Lastly, as important as the above points are, the military strategy used by the United States is based on deeply flawed assumptions. General Nicholson said in his Senate testimony that “our primary mission remains to protect the homeland by preventing Afghanistan from being used again as a safe haven for terrorists to attack the United States or our allies.” Yet there is not now, nor has there ever been, anything special about territory in Afghanistan in representing a threat to the United States. Most of the 9/11 terrorists did their training in Germany, Florida and on the East Coast, not in the caves of Tora Bora. Terrorism has spread like wildfire across the globe, expanding into Southeast Asia, Central Asia, other parts of the Middle East and over millions of square miles in Africa.

There is no more danger to the United States from terrorists that live in Kunar Province than there is from terrorists living in ungoverned territory of Syria, Somalia, Tajikistan, Libya, Yemen, or a dozen other countries. Truly, it defies logic to suggest that the United States must permanently remain militarily active in the one spot of Afghanistan while countries around the globe burn with terrorist presence against which we do nothing.

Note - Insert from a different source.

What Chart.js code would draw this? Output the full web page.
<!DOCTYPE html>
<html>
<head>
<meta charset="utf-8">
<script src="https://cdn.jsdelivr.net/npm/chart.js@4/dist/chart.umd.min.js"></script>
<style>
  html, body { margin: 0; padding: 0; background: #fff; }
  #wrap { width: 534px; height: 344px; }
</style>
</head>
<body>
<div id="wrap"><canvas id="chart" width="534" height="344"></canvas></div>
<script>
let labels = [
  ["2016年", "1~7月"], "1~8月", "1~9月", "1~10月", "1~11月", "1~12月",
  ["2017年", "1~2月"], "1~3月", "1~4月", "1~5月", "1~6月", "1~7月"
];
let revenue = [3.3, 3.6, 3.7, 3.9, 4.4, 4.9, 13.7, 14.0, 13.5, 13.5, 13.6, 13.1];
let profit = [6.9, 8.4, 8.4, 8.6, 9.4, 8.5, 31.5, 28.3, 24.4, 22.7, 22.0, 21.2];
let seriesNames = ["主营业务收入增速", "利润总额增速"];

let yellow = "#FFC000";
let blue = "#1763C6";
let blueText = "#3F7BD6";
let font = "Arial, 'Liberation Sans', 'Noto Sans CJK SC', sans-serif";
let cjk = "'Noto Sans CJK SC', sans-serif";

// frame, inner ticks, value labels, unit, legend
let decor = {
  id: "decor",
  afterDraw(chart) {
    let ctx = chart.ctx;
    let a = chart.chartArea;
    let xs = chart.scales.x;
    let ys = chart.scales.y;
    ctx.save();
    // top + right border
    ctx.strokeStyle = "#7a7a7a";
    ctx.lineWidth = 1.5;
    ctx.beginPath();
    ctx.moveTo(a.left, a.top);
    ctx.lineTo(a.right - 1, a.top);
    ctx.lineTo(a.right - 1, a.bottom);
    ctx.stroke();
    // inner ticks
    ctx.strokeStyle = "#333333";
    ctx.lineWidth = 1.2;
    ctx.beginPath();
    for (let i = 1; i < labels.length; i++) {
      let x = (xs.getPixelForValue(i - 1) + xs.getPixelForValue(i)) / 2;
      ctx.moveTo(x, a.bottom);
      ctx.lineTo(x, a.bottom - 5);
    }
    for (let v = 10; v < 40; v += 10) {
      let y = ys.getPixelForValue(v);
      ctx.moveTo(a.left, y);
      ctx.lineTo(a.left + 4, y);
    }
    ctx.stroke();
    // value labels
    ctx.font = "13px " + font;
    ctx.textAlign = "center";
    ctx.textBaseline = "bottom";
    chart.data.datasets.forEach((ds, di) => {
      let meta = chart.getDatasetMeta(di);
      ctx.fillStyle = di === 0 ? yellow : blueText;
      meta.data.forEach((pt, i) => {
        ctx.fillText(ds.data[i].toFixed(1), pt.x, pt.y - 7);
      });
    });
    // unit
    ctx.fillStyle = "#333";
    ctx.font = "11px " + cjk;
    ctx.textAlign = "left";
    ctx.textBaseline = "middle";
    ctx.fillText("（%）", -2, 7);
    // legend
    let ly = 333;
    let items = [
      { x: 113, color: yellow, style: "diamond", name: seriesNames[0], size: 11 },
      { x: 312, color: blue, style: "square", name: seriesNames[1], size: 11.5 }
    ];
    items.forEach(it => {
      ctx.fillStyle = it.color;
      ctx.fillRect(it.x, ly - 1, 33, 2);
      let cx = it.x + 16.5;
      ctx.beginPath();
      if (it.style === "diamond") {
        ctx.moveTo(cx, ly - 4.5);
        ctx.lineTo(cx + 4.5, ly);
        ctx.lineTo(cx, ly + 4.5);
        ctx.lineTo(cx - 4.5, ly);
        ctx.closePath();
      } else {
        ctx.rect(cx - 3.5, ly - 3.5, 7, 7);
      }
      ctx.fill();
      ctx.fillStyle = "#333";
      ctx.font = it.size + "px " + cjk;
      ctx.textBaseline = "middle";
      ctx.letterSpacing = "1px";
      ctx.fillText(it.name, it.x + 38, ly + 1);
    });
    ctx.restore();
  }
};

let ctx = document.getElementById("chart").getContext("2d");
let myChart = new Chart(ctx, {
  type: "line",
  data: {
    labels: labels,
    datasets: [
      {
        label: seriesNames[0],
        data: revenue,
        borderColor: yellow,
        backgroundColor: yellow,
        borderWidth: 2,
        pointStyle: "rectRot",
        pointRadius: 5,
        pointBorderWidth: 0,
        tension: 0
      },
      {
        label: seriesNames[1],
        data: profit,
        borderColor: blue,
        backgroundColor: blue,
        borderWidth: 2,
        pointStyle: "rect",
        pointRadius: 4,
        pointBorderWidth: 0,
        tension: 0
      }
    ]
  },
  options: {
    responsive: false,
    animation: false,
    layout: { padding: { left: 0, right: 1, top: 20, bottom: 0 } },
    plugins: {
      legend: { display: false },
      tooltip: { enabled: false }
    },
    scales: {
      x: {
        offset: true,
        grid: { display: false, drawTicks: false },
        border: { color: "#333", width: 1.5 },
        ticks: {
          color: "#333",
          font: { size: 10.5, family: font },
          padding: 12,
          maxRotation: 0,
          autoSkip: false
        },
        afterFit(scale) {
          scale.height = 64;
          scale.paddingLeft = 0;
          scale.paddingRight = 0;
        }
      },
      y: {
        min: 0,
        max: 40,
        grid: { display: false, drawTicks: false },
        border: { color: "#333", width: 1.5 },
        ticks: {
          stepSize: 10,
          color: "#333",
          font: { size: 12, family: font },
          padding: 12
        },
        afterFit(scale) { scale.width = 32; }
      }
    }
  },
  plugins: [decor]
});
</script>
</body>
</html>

There are other strategies that have a chance to work. They are not easy and none would guarantee success. But one can virtually guarantee that by repeating the military strategies we’ve used since 9/11, our efforts will fail. Until senior policymakers discover the resolve necessary to admit these preferred strategies are bankrupt, we can expect—regardless of how many troops the president deploys—the fires of terrorism in Afghanistan to burn, American service members to suffer the loss of lives and limbs, and U.S. interests to deteriorate.